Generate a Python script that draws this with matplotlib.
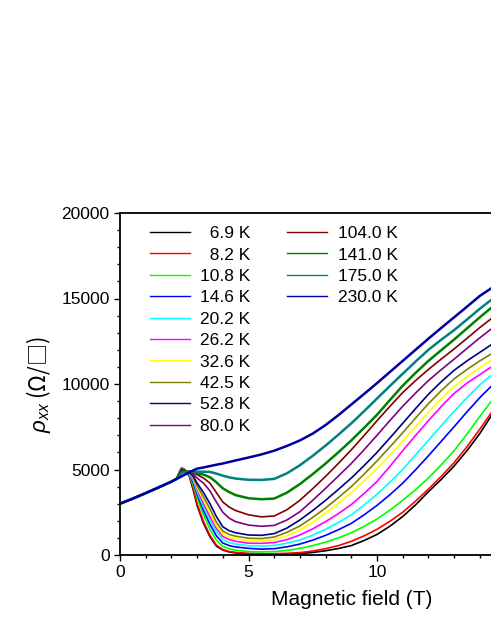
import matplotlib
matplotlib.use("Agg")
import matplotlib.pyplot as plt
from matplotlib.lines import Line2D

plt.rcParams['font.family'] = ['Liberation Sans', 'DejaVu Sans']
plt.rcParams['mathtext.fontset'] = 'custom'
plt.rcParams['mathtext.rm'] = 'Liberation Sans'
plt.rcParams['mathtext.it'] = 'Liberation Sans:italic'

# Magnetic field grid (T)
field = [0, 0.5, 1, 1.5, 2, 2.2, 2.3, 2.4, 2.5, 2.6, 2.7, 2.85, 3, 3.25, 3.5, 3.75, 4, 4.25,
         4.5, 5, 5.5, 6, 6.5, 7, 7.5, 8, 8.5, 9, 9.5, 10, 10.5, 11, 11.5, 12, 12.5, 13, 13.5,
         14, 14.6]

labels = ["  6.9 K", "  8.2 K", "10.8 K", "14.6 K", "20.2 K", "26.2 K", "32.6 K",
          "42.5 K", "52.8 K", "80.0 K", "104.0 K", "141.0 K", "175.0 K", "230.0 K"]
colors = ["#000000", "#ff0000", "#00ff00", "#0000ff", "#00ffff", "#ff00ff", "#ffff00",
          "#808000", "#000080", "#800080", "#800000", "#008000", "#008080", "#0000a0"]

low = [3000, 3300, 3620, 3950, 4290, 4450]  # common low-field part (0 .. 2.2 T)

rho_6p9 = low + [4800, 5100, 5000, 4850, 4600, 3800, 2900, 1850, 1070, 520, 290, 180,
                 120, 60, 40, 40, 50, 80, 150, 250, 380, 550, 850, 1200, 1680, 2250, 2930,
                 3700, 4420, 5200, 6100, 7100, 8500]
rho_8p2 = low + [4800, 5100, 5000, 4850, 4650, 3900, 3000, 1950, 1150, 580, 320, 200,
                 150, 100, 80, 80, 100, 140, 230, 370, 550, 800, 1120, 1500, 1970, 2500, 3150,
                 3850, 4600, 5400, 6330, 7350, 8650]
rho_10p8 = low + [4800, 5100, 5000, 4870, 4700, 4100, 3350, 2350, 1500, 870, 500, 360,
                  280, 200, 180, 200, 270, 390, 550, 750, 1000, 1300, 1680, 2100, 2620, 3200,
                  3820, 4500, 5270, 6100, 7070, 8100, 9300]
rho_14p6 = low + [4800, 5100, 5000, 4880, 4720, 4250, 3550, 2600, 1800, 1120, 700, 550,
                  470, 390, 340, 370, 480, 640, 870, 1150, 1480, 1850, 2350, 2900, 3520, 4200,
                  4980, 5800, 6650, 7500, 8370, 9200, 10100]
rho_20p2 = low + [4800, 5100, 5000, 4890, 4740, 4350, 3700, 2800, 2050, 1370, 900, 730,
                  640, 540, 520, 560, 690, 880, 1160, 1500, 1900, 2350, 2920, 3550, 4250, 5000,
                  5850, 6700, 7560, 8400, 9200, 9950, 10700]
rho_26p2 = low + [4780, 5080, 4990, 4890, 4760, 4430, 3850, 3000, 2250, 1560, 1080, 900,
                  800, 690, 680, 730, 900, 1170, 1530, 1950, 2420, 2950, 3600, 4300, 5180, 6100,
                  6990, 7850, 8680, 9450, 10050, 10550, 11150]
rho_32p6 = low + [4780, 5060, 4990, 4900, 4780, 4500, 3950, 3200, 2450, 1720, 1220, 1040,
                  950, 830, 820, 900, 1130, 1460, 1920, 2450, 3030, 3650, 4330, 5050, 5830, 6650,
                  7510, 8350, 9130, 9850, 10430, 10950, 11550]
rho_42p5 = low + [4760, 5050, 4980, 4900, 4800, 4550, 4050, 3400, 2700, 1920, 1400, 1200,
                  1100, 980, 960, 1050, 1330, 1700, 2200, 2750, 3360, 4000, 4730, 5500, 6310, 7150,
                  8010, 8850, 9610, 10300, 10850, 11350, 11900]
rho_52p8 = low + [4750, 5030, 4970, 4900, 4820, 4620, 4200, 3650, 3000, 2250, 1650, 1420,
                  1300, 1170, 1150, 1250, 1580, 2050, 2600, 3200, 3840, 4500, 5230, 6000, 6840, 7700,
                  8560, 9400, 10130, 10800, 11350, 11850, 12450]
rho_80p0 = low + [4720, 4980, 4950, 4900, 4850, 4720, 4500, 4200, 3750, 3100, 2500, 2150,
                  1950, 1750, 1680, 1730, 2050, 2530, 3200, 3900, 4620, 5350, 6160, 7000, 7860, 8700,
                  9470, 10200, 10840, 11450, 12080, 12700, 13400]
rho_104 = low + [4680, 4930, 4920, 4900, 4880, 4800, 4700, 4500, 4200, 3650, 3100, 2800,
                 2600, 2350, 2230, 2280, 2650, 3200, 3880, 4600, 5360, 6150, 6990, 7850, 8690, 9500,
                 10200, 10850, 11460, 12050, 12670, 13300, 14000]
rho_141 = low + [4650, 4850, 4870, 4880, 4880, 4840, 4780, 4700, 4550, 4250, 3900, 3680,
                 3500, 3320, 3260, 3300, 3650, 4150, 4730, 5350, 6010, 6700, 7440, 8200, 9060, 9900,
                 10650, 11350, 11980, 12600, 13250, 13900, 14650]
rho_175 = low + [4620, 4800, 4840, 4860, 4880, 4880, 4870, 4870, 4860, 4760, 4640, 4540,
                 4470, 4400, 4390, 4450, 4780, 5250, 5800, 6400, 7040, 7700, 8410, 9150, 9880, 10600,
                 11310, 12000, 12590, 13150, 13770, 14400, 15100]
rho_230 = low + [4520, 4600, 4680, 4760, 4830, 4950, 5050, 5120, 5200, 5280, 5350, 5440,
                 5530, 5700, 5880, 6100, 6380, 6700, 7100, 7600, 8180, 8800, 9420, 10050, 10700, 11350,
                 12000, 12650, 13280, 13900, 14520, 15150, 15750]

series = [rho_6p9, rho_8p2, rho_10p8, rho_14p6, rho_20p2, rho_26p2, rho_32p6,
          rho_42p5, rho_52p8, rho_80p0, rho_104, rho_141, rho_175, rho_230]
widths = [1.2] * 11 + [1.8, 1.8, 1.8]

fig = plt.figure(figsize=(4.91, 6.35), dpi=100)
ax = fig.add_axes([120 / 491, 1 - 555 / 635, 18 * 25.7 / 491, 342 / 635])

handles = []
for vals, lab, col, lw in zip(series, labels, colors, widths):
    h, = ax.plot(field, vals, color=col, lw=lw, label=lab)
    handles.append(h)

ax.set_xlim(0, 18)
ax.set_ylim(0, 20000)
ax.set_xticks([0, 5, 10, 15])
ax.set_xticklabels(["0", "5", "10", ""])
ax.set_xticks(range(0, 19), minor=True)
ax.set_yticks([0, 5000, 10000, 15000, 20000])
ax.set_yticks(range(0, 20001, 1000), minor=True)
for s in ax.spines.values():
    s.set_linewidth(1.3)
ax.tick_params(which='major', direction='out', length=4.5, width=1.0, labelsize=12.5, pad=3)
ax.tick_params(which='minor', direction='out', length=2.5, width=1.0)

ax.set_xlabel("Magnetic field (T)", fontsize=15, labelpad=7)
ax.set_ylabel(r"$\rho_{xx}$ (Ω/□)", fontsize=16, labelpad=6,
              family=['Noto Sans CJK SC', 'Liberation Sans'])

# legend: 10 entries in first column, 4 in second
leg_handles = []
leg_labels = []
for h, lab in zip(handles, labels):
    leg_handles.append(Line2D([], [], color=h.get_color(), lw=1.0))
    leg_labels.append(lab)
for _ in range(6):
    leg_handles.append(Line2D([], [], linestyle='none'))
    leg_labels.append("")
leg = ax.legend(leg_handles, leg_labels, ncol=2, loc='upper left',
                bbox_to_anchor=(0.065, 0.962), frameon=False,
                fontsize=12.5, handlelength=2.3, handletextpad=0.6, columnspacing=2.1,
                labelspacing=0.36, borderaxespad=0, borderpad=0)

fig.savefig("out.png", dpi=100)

━━━

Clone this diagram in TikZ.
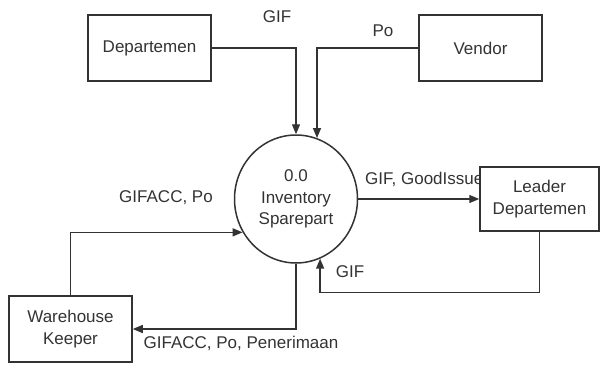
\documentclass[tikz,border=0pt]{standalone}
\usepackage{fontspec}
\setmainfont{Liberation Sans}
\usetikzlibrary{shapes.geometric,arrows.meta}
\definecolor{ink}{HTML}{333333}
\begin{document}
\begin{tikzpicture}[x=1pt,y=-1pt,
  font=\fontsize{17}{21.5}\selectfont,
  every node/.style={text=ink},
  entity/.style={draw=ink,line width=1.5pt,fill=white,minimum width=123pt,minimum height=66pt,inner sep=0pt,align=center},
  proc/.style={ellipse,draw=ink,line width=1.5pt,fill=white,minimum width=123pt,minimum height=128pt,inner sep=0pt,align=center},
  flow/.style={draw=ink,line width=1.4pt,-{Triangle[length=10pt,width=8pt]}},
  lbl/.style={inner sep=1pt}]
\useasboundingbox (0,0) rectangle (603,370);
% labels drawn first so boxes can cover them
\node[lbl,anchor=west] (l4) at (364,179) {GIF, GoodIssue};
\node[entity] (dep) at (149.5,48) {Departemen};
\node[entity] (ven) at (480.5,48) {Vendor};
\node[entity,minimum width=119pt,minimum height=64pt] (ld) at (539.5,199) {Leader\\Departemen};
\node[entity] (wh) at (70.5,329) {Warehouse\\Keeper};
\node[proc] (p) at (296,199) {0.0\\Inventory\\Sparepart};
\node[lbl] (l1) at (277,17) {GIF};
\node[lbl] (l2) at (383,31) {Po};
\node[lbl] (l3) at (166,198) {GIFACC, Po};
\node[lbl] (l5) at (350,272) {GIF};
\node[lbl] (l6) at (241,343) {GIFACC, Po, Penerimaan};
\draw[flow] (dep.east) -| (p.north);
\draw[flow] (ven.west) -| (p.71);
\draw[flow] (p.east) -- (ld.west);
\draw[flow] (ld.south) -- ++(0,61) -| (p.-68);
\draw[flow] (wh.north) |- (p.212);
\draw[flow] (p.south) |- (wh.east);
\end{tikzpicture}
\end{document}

━━━

Goal → Copy, exactly as they stand, the lines from the one that holds "Generate a Python" to the one that holds "plt.rcParams['mathtext.it'] = 'Liberation", both included, and drop every picture.

Response to this exercise →
Generate a Python script that draws this with matplotlib.
import matplotlib
matplotlib.use("Agg")
import matplotlib.pyplot as plt
from matplotlib.lines import Line2D

plt.rcParams['font.family'] = ['Liberation Sans', 'DejaVu Sans']
plt.rcParams['mathtext.fontset'] = 'custom'
plt.rcParams['mathtext.rm'] = 'Liberation Sans'
plt.rcParams['mathtext.it'] = 'Liberation Sans:italic'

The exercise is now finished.